* [Task goal]: Set down each line of the data below exactly as it stands, dropping the pictures.

* [Data section]:
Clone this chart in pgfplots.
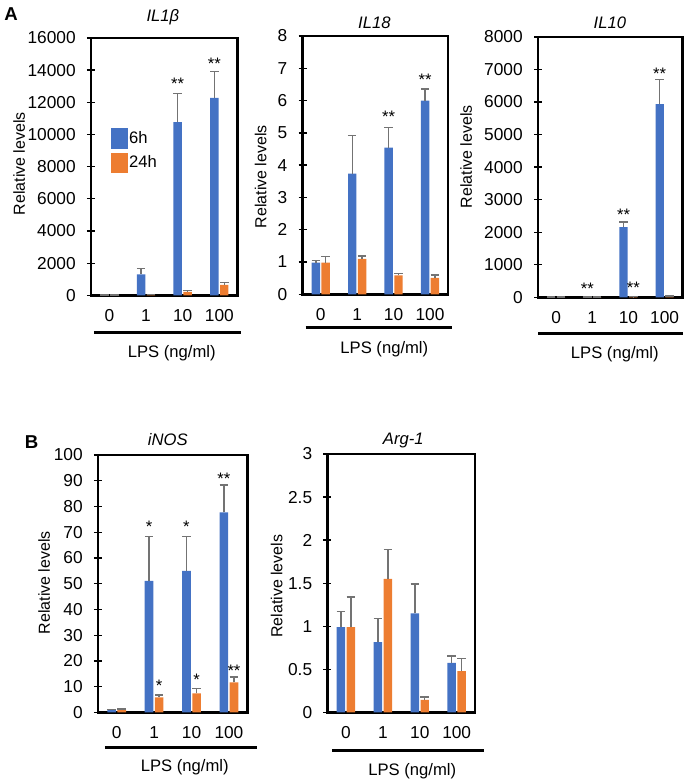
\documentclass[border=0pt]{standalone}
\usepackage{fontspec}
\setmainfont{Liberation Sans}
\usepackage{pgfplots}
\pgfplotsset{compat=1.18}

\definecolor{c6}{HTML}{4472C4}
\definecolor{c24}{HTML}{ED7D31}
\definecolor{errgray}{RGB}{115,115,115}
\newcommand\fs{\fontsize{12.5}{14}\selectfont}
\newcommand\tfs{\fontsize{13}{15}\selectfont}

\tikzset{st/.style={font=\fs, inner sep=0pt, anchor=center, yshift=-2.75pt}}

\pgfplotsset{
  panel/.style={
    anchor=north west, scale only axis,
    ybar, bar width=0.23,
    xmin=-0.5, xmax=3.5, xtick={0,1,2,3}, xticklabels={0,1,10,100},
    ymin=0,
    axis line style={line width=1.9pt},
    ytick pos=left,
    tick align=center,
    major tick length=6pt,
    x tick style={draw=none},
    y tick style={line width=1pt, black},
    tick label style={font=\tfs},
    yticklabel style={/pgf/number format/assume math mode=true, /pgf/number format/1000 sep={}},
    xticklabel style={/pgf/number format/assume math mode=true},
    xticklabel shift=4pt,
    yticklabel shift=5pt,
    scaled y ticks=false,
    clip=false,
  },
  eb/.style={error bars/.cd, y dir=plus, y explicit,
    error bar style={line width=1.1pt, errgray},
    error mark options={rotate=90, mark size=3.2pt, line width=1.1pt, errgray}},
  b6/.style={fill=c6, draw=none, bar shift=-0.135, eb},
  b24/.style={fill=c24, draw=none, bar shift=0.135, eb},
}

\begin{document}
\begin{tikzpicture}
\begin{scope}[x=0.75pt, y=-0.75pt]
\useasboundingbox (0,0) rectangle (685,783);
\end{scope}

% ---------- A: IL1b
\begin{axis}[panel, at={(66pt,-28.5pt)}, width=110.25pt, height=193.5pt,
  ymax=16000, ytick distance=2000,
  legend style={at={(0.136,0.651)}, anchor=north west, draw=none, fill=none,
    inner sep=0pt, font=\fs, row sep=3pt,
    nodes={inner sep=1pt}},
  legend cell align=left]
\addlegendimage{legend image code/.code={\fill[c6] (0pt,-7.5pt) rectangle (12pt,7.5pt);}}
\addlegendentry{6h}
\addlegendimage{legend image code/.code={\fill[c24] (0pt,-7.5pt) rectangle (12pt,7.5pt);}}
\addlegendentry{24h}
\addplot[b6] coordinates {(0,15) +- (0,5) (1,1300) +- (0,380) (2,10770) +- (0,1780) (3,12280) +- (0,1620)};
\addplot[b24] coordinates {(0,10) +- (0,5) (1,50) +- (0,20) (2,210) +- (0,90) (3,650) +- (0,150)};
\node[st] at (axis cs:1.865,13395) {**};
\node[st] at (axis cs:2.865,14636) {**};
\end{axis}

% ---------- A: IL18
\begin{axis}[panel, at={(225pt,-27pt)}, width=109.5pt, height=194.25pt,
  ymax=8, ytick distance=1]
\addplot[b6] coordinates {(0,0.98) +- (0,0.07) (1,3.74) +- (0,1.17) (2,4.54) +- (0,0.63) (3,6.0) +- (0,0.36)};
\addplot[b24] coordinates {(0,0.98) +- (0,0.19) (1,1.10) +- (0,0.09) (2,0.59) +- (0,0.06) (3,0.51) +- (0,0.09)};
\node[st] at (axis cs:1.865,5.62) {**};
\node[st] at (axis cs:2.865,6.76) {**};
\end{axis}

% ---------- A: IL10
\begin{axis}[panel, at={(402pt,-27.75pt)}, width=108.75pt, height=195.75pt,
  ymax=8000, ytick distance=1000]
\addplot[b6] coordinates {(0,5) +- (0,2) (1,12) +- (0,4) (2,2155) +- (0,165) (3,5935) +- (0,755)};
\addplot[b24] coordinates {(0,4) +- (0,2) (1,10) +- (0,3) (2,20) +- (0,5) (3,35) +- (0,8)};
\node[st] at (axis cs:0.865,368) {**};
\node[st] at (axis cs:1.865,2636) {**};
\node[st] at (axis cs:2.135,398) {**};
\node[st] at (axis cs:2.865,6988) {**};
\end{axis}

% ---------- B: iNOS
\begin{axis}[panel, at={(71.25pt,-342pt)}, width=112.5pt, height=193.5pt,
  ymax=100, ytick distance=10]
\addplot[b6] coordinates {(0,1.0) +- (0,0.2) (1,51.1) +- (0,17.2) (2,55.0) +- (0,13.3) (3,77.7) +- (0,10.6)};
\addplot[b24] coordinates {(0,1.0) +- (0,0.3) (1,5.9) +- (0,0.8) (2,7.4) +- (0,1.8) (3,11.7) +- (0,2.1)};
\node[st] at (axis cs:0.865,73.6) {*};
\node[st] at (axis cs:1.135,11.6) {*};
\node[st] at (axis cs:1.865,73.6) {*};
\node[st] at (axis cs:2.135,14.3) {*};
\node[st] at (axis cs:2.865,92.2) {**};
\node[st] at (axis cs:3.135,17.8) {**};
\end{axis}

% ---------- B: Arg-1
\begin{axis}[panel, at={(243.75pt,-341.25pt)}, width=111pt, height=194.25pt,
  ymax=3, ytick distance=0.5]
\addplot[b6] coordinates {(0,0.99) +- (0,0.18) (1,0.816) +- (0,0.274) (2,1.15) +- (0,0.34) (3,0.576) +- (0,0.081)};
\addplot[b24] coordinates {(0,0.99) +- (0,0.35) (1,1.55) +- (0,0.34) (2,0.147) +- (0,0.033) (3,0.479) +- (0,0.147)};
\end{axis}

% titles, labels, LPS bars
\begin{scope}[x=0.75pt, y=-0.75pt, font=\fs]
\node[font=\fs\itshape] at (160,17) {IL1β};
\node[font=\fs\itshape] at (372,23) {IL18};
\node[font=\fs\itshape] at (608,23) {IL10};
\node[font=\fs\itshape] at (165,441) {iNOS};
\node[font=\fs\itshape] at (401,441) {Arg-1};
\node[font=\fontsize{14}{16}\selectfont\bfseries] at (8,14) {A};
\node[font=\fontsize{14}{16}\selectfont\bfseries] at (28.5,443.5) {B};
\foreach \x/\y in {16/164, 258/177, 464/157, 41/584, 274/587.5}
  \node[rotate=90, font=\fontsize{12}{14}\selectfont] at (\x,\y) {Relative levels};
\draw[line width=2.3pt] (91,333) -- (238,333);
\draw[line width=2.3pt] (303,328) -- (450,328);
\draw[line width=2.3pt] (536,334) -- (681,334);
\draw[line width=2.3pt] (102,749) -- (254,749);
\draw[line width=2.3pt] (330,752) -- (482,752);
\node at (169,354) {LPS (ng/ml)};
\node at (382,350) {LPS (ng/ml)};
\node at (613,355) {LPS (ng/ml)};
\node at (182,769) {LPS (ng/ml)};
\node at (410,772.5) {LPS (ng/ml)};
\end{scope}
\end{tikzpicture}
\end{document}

* [Reply to the task]:
Clone this chart in pgfplots.
\documentclass[border=0pt]{standalone}
\usepackage{fontspec}
\setmainfont{Liberation Sans}
\usepackage{pgfplots}
\pgfplotsset{compat=1.18}

\definecolor{c6}{HTML}{4472C4}
\definecolor{c24}{HTML}{ED7D31}
\definecolor{errgray}{RGB}{115,115,115}
\newcommand\fs{\fontsize{12.5}{14}\selectfont}
\newcommand\tfs{\fontsize{13}{15}\selectfont}

\tikzset{st/.style={font=\fs, inner sep=0pt, anchor=center, yshift=-2.75pt}}

\pgfplotsset{
  panel/.style={
    anchor=north west, scale only axis,
    ybar, bar width=0.23,
    xmin=-0.5, xmax=3.5, xtick={0,1,2,3}, xticklabels={0,1,10,100},
    ymin=0,
    axis line style={line width=1.9pt},
    ytick pos=left,
    tick align=center,
    major tick length=6pt,
    x tick style={draw=none},
    y tick style={line width=1pt, black},
    tick label style={font=\tfs},
    yticklabel style={/pgf/number format/assume math mode=true, /pgf/number format/1000 sep={}},
    xticklabel style={/pgf/number format/assume math mode=true},
    xticklabel shift=4pt,
    yticklabel shift=5pt,
    scaled y ticks=false,
    clip=false,
  },
  eb/.style={error bars/.cd, y dir=plus, y explicit,
    error bar style={line width=1.1pt, errgray},
    error mark options={rotate=90, mark size=3.2pt, line width=1.1pt, errgray}},
  b6/.style={fill=c6, draw=none, bar shift=-0.135, eb},
  b24/.style={fill=c24, draw=none, bar shift=0.135, eb},
}

\begin{document}
\begin{tikzpicture}
\begin{scope}[x=0.75pt, y=-0.75pt]
\useasboundingbox (0,0) rectangle (685,783);
\end{scope}

% ---------- A: IL1b
\begin{axis}[panel, at={(66pt,-28.5pt)}, width=110.25pt, height=193.5pt,
  ymax=16000, ytick distance=2000,
  legend style={at={(0.136,0.651)}, anchor=north west, draw=none, fill=none,
    inner sep=0pt, font=\fs, row sep=3pt,
    nodes={inner sep=1pt}},
  legend cell align=left]
\addlegendimage{legend image code/.code={\fill[c6] (0pt,-7.5pt) rectangle (12pt,7.5pt);}}
\addlegendentry{6h}
\addlegendimage{legend image code/.code={\fill[c24] (0pt,-7.5pt) rectangle (12pt,7.5pt);}}
\addlegendentry{24h}
\addplot[b6] coordinates {(0,15) +- (0,5) (1,1300) +- (0,380) (2,10770) +- (0,1780) (3,12280) +- (0,1620)};
\addplot[b24] coordinates {(0,10) +- (0,5) (1,50) +- (0,20) (2,210) +- (0,90) (3,650) +- (0,150)};
\node[st] at (axis cs:1.865,13395) {**};
\node[st] at (axis cs:2.865,14636) {**};
\end{axis}

% ---------- A: IL18
\begin{axis}[panel, at={(225pt,-27pt)}, width=109.5pt, height=194.25pt,
  ymax=8, ytick distance=1]
\addplot[b6] coordinates {(0,0.98) +- (0,0.07) (1,3.74) +- (0,1.17) (2,4.54) +- (0,0.63) (3,6.0) +- (0,0.36)};
\addplot[b24] coordinates {(0,0.98) +- (0,0.19) (1,1.10) +- (0,0.09) (2,0.59) +- (0,0.06) (3,0.51) +- (0,0.09)};
\node[st] at (axis cs:1.865,5.62) {**};
\node[st] at (axis cs:2.865,6.76) {**};
\end{axis}

% ---------- A: IL10
\begin{axis}[panel, at={(402pt,-27.75pt)}, width=108.75pt, height=195.75pt,
  ymax=8000, ytick distance=1000]
\addplot[b6] coordinates {(0,5) +- (0,2) (1,12) +- (0,4) (2,2155) +- (0,165) (3,5935) +- (0,755)};
\addplot[b24] coordinates {(0,4) +- (0,2) (1,10) +- (0,3) (2,20) +- (0,5) (3,35) +- (0,8)};
\node[st] at (axis cs:0.865,368) {**};
\node[st] at (axis cs:1.865,2636) {**};
\node[st] at (axis cs:2.135,398) {**};
\node[st] at (axis cs:2.865,6988) {**};
\end{axis}

% ---------- B: iNOS
\begin{axis}[panel, at={(71.25pt,-342pt)}, width=112.5pt, height=193.5pt,
  ymax=100, ytick distance=10]
\addplot[b6] coordinates {(0,1.0) +- (0,0.2) (1,51.1) +- (0,17.2) (2,55.0) +- (0,13.3) (3,77.7) +- (0,10.6)};
\addplot[b24] coordinates {(0,1.0) +- (0,0.3) (1,5.9) +- (0,0.8) (2,7.4) +- (0,1.8) (3,11.7) +- (0,2.1)};
\node[st] at (axis cs:0.865,73.6) {*};
\node[st] at (axis cs:1.135,11.6) {*};
\node[st] at (axis cs:1.865,73.6) {*};
\node[st] at (axis cs:2.135,14.3) {*};
\node[st] at (axis cs:2.865,92.2) {**};
\node[st] at (axis cs:3.135,17.8) {**};
\end{axis}

% ---------- B: Arg-1
\begin{axis}[panel, at={(243.75pt,-341.25pt)}, width=111pt, height=194.25pt,
  ymax=3, ytick distance=0.5]
\addplot[b6] coordinates {(0,0.99) +- (0,0.18) (1,0.816) +- (0,0.274) (2,1.15) +- (0,0.34) (3,0.576) +- (0,0.081)};
\addplot[b24] coordinates {(0,0.99) +- (0,0.35) (1,1.55) +- (0,0.34) (2,0.147) +- (0,0.033) (3,0.479) +- (0,0.147)};
\end{axis}

% titles, labels, LPS bars
\begin{scope}[x=0.75pt, y=-0.75pt, font=\fs]
\node[font=\fs\itshape] at (160,17) {IL1β};
\node[font=\fs\itshape] at (372,23) {IL18};
\node[font=\fs\itshape] at (608,23) {IL10};
\node[font=\fs\itshape] at (165,441) {iNOS};
\node[font=\fs\itshape] at (401,441) {Arg-1};
\node[font=\fontsize{14}{16}\selectfont\bfseries] at (8,14) {A};
\node[font=\fontsize{14}{16}\selectfont\bfseries] at (28.5,443.5) {B};
\foreach \x/\y in {16/164, 258/177, 464/157, 41/584, 274/587.5}
  \node[rotate=90, font=\fontsize{12}{14}\selectfont] at (\x,\y) {Relative levels};
\draw[line width=2.3pt] (91,333) -- (238,333);
\draw[line width=2.3pt] (303,328) -- (450,328);
\draw[line width=2.3pt] (536,334) -- (681,334);
\draw[line width=2.3pt] (102,749) -- (254,749);
\draw[line width=2.3pt] (330,752) -- (482,752);
\node at (169,354) {LPS (ng/ml)};
\node at (382,350) {LPS (ng/ml)};
\node at (613,355) {LPS (ng/ml)};
\node at (182,769) {LPS (ng/ml)};
\node at (410,772.5) {LPS (ng/ml)};
\end{scope}
\end{tikzpicture}
\end{document}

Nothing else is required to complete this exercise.